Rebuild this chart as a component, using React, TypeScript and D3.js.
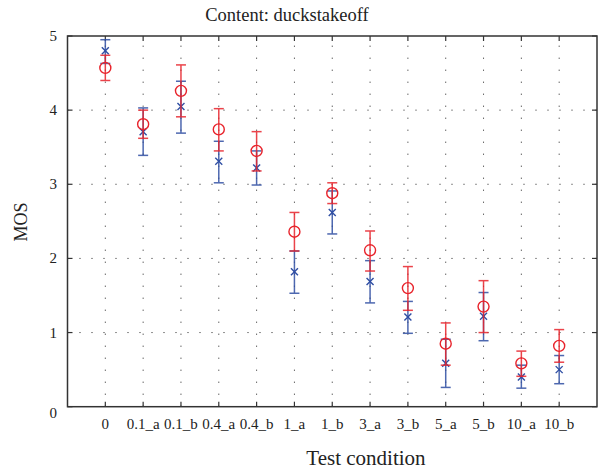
import React from "react";
import * as d3 from "d3";

const categories = ["0", "0.1_a", "0.1_b", "0.4_a", "0.4_b", "1_a", "1_b", "3_a", "3_b", "5_a", "5_b", "10_a", "10_b"];
const redMean = [4.57, 3.81, 4.26, 3.74, 3.45, 2.36, 2.88, 2.11, 1.60, 0.85, 1.35, 0.585, 0.82];
const redLow = [4.40, 3.62, 3.91, 3.45, 3.18, 2.10, 2.74, 1.83, 1.30, 0.56, 1.00, 0.41, 0.60];
const redHigh = [4.74, 4.00, 4.61, 4.02, 3.71, 2.62, 3.02, 2.37, 1.89, 1.13, 1.70, 0.75, 1.04];
const blueMean = [4.80, 3.71, 4.05, 3.31, 3.22, 1.82, 2.62, 1.69, 1.21, 0.585, 1.22, 0.40, 0.50];
const blueLow = [4.63, 3.39, 3.69, 3.02, 2.99, 1.53, 2.33, 1.40, 0.99, 0.26, 0.89, 0.25, 0.31];
const blueHigh = [4.95, 4.03, 4.39, 3.58, 3.45, 2.10, 2.91, 1.97, 1.42, 0.91, 1.54, 0.56, 0.69];
const yTicks = [0, 1, 2, 3, 4, 5];

const W = 598, H = 473;
const L = 67.5, R = 597, T = 36, B = 406.7;
const RED = "#e8232b";
const BLUE = "#2f4ea3";
const FONT = "Liberation Serif, Times New Roman, DejaVu Serif, serif";

export default function App() {
  const x = d3.scaleLinear().domain([0, 14]).range([L, R]);
  const y = d3.scaleLinear().domain([0, 5]).range([B, T]);
  const cap = 5;

  const errBar = (i: number, lo: number, hi: number, color: string) => {
    const cx = x(i + 1);
    return (
      <g key={`${color}-${i}`} stroke={color} strokeWidth={1.5} opacity={0.85}>
        <line x1={cx} x2={cx} y1={y(lo)} y2={y(hi)} />
        <line x1={cx - cap} x2={cx + cap} y1={y(lo)} y2={y(lo)} />
        <line x1={cx - cap} x2={cx + cap} y1={y(hi)} y2={y(hi)} />
      </g>
    );
  };

  const txt = { fontFamily: FONT, fill: "#222" } as React.CSSProperties;

  return (
    <svg width={W} height={H} style={{ position: "absolute", left: 0, top: 0 }}>
      <rect width={W} height={H} fill="white" />
      {/* grid */}
      <g stroke="#222" strokeWidth={1} strokeDasharray="1,11">
        {categories.map((c, i) => (
          <line key={c} x1={x(i + 1)} x2={x(i + 1)} y1={B} y2={T} />
        ))}
        {yTicks.slice(1, 5).map((t) => (
          <line key={t} x1={L} x2={R} y1={y(t)} y2={y(t)} />
        ))}
      </g>
      {/* ticks */}
      <g stroke="#333" strokeWidth={1.2}>
        {categories.map((c, i) => (
          <g key={c}>
            <line x1={x(i + 1)} x2={x(i + 1)} y1={B} y2={B - 5} />
            <line x1={x(i + 1)} x2={x(i + 1)} y1={T} y2={T + 5} />
          </g>
        ))}
        {yTicks.map((t) => (
          <g key={t}>
            <line x1={L} x2={L + 5} y1={y(t)} y2={y(t)} />
            <line x1={R} x2={R - 5} y1={y(t)} y2={y(t)} />
          </g>
        ))}
      </g>
      {/* frame */}
      <rect x={L} y={T} width={R - L} height={B - T} fill="none" stroke="#333" strokeWidth={1.5} />
      {/* blue series */}
      {blueMean.map((m, i) => errBar(i, blueLow[i], blueHigh[i], BLUE))}
      {blueMean.map((m, i) => {
        const cx = x(i + 1), cy = y(m), s = 3.5;
        return (
          <g key={`bx${i}`} stroke={BLUE} strokeWidth={1.4}>
            <line x1={cx - s} x2={cx + s} y1={cy - s} y2={cy + s} />
            <line x1={cx - s} x2={cx + s} y1={cy + s} y2={cy - s} />
          </g>
        );
      })}
      {/* red series */}
      {redMean.map((m, i) => errBar(i, redLow[i], redHigh[i], RED))}
      {redMean.map((m, i) => (
        <circle key={`rc${i}`} cx={x(i + 1)} cy={y(m)} r={5.5} fill="none" stroke={RED} strokeWidth={1.4} />
      ))}
      {/* tick labels */}
      <g style={{ ...txt, fontSize: 15 }}>
        {yTicks.map((t) => (
          <text key={t} x={57} y={y(t) + (t === 0 ? 11 : 5)} textAnchor="end">{t}</text>
        ))}
        {categories.map((c, i) => (
          <text key={c} x={x(i + 1)} y={429} textAnchor="middle">{c}</text>
        ))}
      </g>
      <text x={287} y={21} textAnchor="middle" style={{ ...txt, fontSize: 18.5 }}>Content: duckstakeoff</text>
      <text x={366} y={465} textAnchor="middle" style={{ ...txt, fontSize: 21 }}>Test condition</text>
      <text transform={`translate(27,222) rotate(-90)`} textAnchor="middle" style={{ ...txt, fontSize: 18 }}>MOS</text>
    </svg>
  );
}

****

Copy out all lines that carry the word "React".

Response to this task:
Rebuild this chart as a component, using React, TypeScript and D3.js.
import React from "react";
  const txt = { fontFamily: FONT, fill: "#222" } as React.CSSProperties;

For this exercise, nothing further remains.